--- Begin Data provided ---
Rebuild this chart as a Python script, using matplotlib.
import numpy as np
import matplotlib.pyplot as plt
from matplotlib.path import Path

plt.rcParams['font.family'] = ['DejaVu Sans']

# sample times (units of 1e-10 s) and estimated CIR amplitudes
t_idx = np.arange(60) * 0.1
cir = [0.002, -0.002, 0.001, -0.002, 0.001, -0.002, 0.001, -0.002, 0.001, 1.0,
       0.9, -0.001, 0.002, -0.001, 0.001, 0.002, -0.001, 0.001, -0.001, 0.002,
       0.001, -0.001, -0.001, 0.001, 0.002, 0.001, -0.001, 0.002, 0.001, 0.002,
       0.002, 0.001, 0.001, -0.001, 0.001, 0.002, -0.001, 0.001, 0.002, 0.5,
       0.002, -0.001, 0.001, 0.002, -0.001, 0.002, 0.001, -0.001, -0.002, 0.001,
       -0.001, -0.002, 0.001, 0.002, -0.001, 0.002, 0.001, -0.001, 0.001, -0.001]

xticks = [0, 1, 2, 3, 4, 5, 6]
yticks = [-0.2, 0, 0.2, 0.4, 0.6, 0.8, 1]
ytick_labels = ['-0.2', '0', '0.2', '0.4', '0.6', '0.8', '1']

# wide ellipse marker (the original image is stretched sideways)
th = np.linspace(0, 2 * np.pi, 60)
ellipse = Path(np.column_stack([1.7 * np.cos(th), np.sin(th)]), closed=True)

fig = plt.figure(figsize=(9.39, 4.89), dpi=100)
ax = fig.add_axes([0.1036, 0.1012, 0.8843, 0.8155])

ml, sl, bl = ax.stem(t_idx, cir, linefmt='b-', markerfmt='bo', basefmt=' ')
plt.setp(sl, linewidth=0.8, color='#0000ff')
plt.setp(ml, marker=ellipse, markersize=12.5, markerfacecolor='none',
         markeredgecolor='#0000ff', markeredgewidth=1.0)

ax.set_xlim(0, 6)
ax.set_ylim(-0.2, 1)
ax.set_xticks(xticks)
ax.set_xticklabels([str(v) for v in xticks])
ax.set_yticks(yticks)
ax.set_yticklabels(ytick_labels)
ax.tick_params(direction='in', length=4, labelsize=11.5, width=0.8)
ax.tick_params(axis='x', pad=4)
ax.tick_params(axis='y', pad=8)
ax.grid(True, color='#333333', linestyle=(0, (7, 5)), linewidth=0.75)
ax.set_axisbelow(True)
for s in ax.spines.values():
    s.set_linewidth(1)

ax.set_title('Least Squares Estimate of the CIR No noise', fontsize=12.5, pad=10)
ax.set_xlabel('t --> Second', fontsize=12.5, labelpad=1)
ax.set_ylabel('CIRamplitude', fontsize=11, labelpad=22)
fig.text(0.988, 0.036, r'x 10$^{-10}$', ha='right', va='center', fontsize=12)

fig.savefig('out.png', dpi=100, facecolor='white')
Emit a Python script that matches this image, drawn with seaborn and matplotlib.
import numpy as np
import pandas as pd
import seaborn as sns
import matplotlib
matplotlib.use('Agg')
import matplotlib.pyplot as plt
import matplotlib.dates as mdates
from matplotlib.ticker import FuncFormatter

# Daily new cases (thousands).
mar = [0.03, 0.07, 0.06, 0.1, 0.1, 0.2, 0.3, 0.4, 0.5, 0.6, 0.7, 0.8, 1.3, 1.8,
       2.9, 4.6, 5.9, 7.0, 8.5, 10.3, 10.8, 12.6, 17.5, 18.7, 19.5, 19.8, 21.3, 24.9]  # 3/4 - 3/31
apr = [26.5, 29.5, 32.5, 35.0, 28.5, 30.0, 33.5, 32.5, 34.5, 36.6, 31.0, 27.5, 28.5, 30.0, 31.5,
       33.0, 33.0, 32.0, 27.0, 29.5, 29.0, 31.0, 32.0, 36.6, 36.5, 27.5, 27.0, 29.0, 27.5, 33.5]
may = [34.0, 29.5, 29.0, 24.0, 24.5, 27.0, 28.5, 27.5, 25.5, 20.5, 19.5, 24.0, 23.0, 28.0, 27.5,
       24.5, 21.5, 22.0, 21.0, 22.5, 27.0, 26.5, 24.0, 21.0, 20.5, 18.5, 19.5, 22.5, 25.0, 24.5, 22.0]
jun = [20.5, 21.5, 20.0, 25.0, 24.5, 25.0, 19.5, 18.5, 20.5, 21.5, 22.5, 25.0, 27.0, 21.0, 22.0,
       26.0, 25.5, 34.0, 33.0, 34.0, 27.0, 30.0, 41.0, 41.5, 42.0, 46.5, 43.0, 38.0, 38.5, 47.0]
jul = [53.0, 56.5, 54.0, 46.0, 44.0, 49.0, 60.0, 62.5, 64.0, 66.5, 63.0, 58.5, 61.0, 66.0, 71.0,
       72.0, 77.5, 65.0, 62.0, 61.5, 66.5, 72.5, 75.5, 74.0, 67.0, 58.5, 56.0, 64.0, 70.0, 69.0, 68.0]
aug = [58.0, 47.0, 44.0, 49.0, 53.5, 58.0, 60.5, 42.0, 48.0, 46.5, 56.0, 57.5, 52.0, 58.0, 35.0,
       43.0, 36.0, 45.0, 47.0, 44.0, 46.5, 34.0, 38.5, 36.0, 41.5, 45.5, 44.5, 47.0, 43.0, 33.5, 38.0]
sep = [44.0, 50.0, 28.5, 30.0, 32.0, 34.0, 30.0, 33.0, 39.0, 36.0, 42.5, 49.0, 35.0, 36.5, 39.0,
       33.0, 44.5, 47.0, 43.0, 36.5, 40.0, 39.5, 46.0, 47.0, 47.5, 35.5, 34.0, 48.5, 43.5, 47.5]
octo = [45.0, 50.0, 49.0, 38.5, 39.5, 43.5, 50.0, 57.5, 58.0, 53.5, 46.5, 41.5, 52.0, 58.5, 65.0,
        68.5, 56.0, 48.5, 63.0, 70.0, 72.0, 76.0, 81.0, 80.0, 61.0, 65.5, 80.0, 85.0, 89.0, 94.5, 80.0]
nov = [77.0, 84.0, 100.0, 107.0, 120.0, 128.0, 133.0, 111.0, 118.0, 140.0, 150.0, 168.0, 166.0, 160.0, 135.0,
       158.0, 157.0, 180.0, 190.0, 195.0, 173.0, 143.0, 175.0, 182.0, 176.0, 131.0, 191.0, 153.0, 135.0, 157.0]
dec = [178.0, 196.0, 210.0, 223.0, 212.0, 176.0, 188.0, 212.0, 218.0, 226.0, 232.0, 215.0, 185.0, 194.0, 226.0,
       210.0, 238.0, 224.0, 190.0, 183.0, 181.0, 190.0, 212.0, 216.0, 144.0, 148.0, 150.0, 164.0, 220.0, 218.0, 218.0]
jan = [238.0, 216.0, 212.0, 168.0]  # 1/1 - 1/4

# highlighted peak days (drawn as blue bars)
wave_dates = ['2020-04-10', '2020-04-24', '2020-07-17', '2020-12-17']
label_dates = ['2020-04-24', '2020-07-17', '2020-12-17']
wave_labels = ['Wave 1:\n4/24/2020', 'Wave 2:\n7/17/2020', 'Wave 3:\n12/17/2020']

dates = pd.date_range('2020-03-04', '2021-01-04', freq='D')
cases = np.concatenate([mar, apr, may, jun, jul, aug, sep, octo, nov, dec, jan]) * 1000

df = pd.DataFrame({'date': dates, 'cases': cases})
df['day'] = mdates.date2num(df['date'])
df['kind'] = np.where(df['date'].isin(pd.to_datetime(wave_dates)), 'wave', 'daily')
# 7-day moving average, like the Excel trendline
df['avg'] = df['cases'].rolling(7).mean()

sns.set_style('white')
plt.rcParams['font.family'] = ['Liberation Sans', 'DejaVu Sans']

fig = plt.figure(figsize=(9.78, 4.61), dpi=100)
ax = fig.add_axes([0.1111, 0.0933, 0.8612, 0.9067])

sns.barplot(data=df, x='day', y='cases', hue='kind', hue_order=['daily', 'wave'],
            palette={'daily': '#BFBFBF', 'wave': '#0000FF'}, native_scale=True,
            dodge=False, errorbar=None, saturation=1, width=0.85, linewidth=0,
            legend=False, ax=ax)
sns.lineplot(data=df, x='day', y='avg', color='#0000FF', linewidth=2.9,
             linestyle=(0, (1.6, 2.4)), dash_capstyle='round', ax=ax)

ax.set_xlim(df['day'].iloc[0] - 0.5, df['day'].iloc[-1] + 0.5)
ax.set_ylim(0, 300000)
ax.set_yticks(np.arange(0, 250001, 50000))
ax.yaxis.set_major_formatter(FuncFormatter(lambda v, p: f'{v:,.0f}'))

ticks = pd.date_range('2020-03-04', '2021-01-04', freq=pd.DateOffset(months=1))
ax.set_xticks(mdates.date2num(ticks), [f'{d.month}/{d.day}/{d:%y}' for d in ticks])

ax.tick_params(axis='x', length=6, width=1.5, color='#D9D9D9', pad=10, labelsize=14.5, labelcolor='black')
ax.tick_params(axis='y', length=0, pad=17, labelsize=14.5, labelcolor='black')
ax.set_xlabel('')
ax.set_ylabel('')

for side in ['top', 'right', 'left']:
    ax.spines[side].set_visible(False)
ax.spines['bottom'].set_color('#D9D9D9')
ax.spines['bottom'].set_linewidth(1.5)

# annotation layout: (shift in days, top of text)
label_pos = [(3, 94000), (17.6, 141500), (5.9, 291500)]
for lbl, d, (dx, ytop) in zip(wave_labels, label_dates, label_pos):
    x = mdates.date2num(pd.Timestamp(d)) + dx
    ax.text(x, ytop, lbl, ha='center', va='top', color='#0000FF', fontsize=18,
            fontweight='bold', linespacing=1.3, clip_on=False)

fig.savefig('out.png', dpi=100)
--- End Data provided ---
Direction: Lines from the beginning of the data above through the line containing "plt.rcParams['font.family'] = ['DejaVu Sans']" are to be returned exactly, and no others.

Exercise result:
Rebuild this chart as a Python script, using matplotlib.
import numpy as np
import matplotlib.pyplot as plt
from matplotlib.path import Path

plt.rcParams['font.family'] = ['DejaVu Sans']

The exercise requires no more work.